The above is possible because MU-MIMO allow an AP to send down link frames to multiple stations at the same time. This increases capacity compared with single user MIMO. Every MU-capable client in the network ultimately benefits legacy clients even for single-user, or non-MU as well. With 2-3x greater efficiency from MU, every extra bit of productivity gained is added to the airtime pool for other clients to utilize. When multi-user MIMO clients hit Wi-Fi networks, Wave 2 is capable of serving those clients simultaneously—allowing others the opportunity to access the RF spectrum sooner and hence increased Wi-Fi capacity.
Benefit 2: Better Transmit and Receive Performance
Adding more receive radio chains improves up link performance. Using maximal ratio combining (MRC), Wave 2 AP has the ability better hear signals on multiple antennas and in different polarizations (not all AP supports dual polarization), therefore, combining those signals to ensure better reception.
To improve down link speed, adding more transmit radio chains, especially for MU-MIMO. That extra transmitter provides more signal steering control and higher data rates with less interference. Hence, the high density venue would find it most useful.

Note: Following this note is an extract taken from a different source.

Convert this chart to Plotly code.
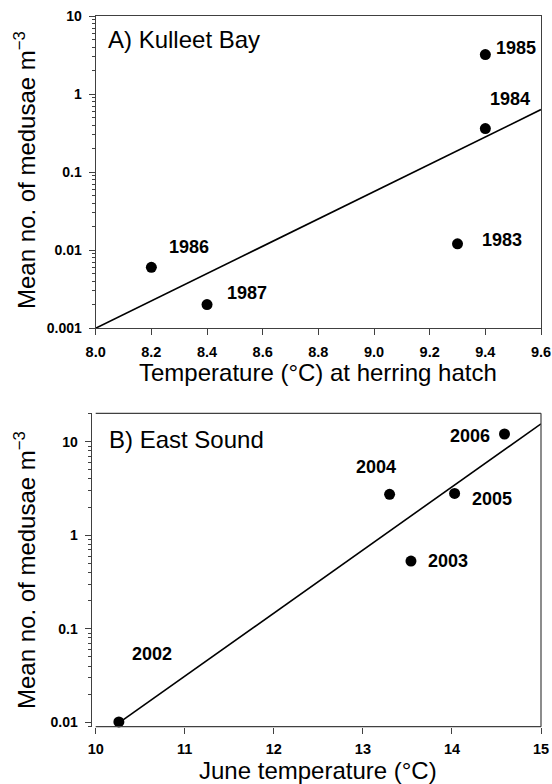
import numpy as np
import plotly.graph_objects as go

# ---------------- data ----------------
# Panel A: Kulleet Bay
a_years = ["1983", "1984", "1985", "1986", "1987"]
a_temp = [9.3, 9.4, 9.4, 8.2, 8.4]
a_medusae = [0.012, 0.36, 3.2, 0.006, 0.002]

# Panel B: East Sound
b_years = ["2002", "2003", "2004", "2005", "2006"]
b_temp = [10.26, 13.54, 13.30, 14.03, 14.59]
b_medusae = [0.0101, 0.53, 2.74, 2.8, 12.1]

a_xticks = [8.0, 8.2, 8.4, 8.6, 8.8, 9.0, 9.2, 9.4, 9.6]
a_yticks = [0.001, 0.01, 0.1, 1, 10]
a_yticktext = ["0.001", "0.01", "0.1", "1", "10"]
b_xticks = [10, 11, 12, 13, 14, 15]
b_yticks = [0.01, 0.1, 1, 10]
b_yticktext = ["0.01", "0.1", "1", "10"]

# label offsets (px, right / down) - style only
a_label_off = {"1983": (44, -4), "1984": (25, -30), "1985": (31, -7),
               "1986": (38, -20), "1987": (40, -12)}
b_label_off = {"2002": (33, -68), "2003": (37, 0), "2004": (-14, -27),
               "2005": (37, 6), "2006": (-34, 2)}

# ---------------- figure ----------------
W, H = 552, 784
FONT = "Liberation Sans, Arial, Helvetica, sans-serif"
AX = "#404040"

fig = go.Figure()

def px_x(p):
    return p / W

def px_y(p):
    return 1 - p / H

# regression fits (log10 y vs x)
a_fit = np.polyfit(a_temp, np.log10(a_medusae), 1)
b_fit = np.polyfit(b_temp, np.log10(b_medusae), 1)

a_xr = [8.0, 9.6]
a_line_x = np.array(a_xr)
b_line_x = np.array([min(b_temp), 15.0])

fig.add_trace(go.Scatter(x=a_line_x, y=10 ** np.polyval(a_fit, a_line_x),
                         mode="lines", line=dict(color="black", width=1.6),
                         xaxis="x", yaxis="y", showlegend=False, hoverinfo="skip"))
fig.add_trace(go.Scatter(x=a_temp, y=a_medusae, mode="markers",
                         marker=dict(color="black", size=11),
                         xaxis="x", yaxis="y", showlegend=False))
fig.add_trace(go.Scatter(x=b_line_x, y=10 ** np.polyval(b_fit, b_line_x),
                         mode="lines", line=dict(color="black", width=1.6),
                         xaxis="x2", yaxis="y2", showlegend=False, hoverinfo="skip"))
fig.add_trace(go.Scatter(x=b_temp, y=b_medusae, mode="markers",
                         marker=dict(color="black", size=11),
                         xaxis="x2", yaxis="y2", showlegend=False,
                         cliponaxis=False))

tickfont_x = dict(family=FONT, size=14.5, color="black", weight="bold")
tickfont_y = dict(family=FONT, size=14, color="black", weight="bold")
minor = dict(ticks="outside", ticklen=3, tickcolor=AX, dtick="D1", showgrid=False)

common = dict(showgrid=False, zeroline=False, automargin=False, ticks="outside",
              ticklen=6, tickcolor=AX, tickwidth=1)

fig.update_layout(
    template="none",
    width=W, height=H,
    margin=dict(l=0, r=0, t=0, b=0, autoexpand=False),
    paper_bgcolor="white", plot_bgcolor="white",
    font=dict(family=FONT, color="black"),
    showlegend=False,
    xaxis=dict(domain=[px_x(95.7), px_x(541)], range=a_xr, anchor="y",
               tickvals=a_xticks, tickformat=".1f",
               showline=True, linecolor=AX, linewidth=1.2, mirror=True,
               tickfont=tickfont_x, ticklabelstandoff=4, **common),
    yaxis=dict(domain=[px_y(328), px_y(16)], type="log", range=[-3, 1], anchor="x",
               tickvals=a_yticks, ticktext=a_yticktext,
               showline=True, linecolor=AX, linewidth=1.2, mirror=True,
               tickfont=tickfont_y, minor=minor, ticklabelstandoff=4, **common),
    xaxis2=dict(domain=[px_x(91.7), px_x(541)], range=[9.955, 15], anchor="y2",
                tickvals=b_xticks, showline=False,
                tickfont=tickfont_x, ticklabelstandoff=3, **common),
    yaxis2=dict(domain=[px_y(726.7), px_y(413.3)], type="log", range=[-2.047, 1.304],
                anchor="x2", tickvals=b_yticks, ticktext=b_yticktext,
                showline=True, linecolor=AX, linewidth=1.2, mirror=False,
                tickfont=tickfont_y, minor=minor, ticklabelstandoff=4, **common),
)

# panel B frame lines
line_style = dict(color=AX, width=1.2)
fig.add_shape(type="line", xref="x2", yref="y2 domain", x0=10, x1=15, y0=0, y1=0, line=line_style)
fig.add_shape(type="line", xref="x2", yref="y2 domain", x0=10, x1=15, y0=1, y1=1, line=line_style)
fig.add_shape(type="line", xref="x2 domain", yref="y2 domain", x0=1, x1=1, y0=0, y1=1, line=line_style)

ann = []
lab_font = dict(family=FONT, size=18, color="black")
for yr, xv, yv in zip(a_years, a_temp, a_medusae):
    dx, dy = a_label_off[yr]
    ann.append(dict(x=xv, y=np.log10(yv), xref="x", yref="y", text=f"<b>{yr}</b>",
                    showarrow=False, xshift=dx, yshift=-dy, font=lab_font,
                    xanchor="center", yanchor="middle"))
for yr, xv, yv in zip(b_years, b_temp, b_medusae):
    dx, dy = b_label_off[yr]
    ann.append(dict(x=xv, y=np.log10(yv), xref="x2", yref="y2", text=f"<b>{yr}</b>",
                    showarrow=False, xshift=dx, yshift=-dy, font=lab_font,
                    xanchor="center", yanchor="middle"))

big = dict(family=FONT, size=24, color="black")
ytitle = "Mean no. of medusae m<sup>−3</sup>"
ann += [
    dict(x=px_x(106), y=px_y(40), text="A) Kulleet Bay", xanchor="left"),
    dict(x=px_x(107), y=px_y(440), text="B) East Sound", xanchor="left"),
    dict(x=px_x(318), y=px_y(372), text="Temperature (°C) at herring hatch"),
    dict(x=px_x(318), y=px_y(770), text="June temperature (°C)"),
    dict(x=px_x(25), y=px_y(170), text=ytitle, textangle=-90),
    dict(x=px_x(25), y=px_y(570), text=ytitle, textangle=-90),
]
for a in ann[-6:]:
    a.setdefault("xanchor", "center")
    a.update(xref="paper", yref="paper", yanchor="middle", showarrow=False, font=big)
fig.update_layout(annotations=ann)

fig.write_html("out.html")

Benefit 3: More Spatial Streams Helps Everyone
Wave 2 provides more spatial streams to use, this provides incremental value in the form of spatial diversity, regardless if the clients have one, two, or three spatial streams. More antennas improve MIMO by increasing reliability and signal quality, pushing data throughput closer to data rates.
The number of spatial streams and the transmission bandwidth together indicate potential throughput performance and number of devices supported. Initial Wave 2 radio chips are 4x4:4 (4 transmit and 4 receive radio chains with support for 4 spatial streams), while most Wave 1 chips were 3x3:3.
With four- stream Wi-Fi devices, the additional spatial streams provide wireless meshing. Wi-Fi meshing has always suffered from multi-hop throughput loss. With additional, higher bandwidth streams, APs should now be able to connected wirelessly at true gigabit wireless speeds.
Benefit 4: Investment Protection
Committing Wave 2 AP NOW actually gives you an investment protection, it extends the Wi-fi refresh cycles, saving you from architect and re-architect the Wi-Fi networks to accommodate the barrage of new devices with new features and functions that can’t benefit from your existing networks.
In fact, MU-MIMO client support is happening. MU-capable clients are already on the market, many of the mobile device chip sets in devices used today are actually “multi-user ready” with a firmware upgrade. MU-MIMO does require client support, so, not all 11 Lac clients can use it. Hence, MU-ready APs protects your 4 or 5-year AP investment.
Furthermore, MU-MIMO allows you to fine-tune the combination of spectral efficiency, proper channel reuse, Tx power, antenna choice based on the budget, time, building layout, and business requirement to give user the best experience.
Benefit 5: Efficiency and Performance Gains
Every new generation of Wi-Fi chips comes with efficiency and performance improvements. Every new AP hardware revision is an opportunity to improve radio components, fine-tune the layout, enhance antenna subsystems, and generally improve performance. For all clients, expect new APs to enhance speed. Hence, upgrade now will bring efficiency and performance gains now.
While it enhances speed, don’t be fooled by some vendors claiming to their AP is the fastest AP ever and it offers data rates of 160 MHz. In fact, wide channels are the enemy of spectral efficiency in the enterprise and most client devices won’t support 160 MHz.
But, would the new APs require more power? When you add more radio chains, APs require more power unless the AP is designed to provide full GHz 802.11ac functionality on 802.3at power. Some AP can reduce 2.4 GHz radio output power to 25 dBm and disable the USB and second Ethernet port to increase power efficiency and some can even be powered up to provide full features with just a PoE switch rather than PoE+, reducing the cost of upgrading all existing PoE switch.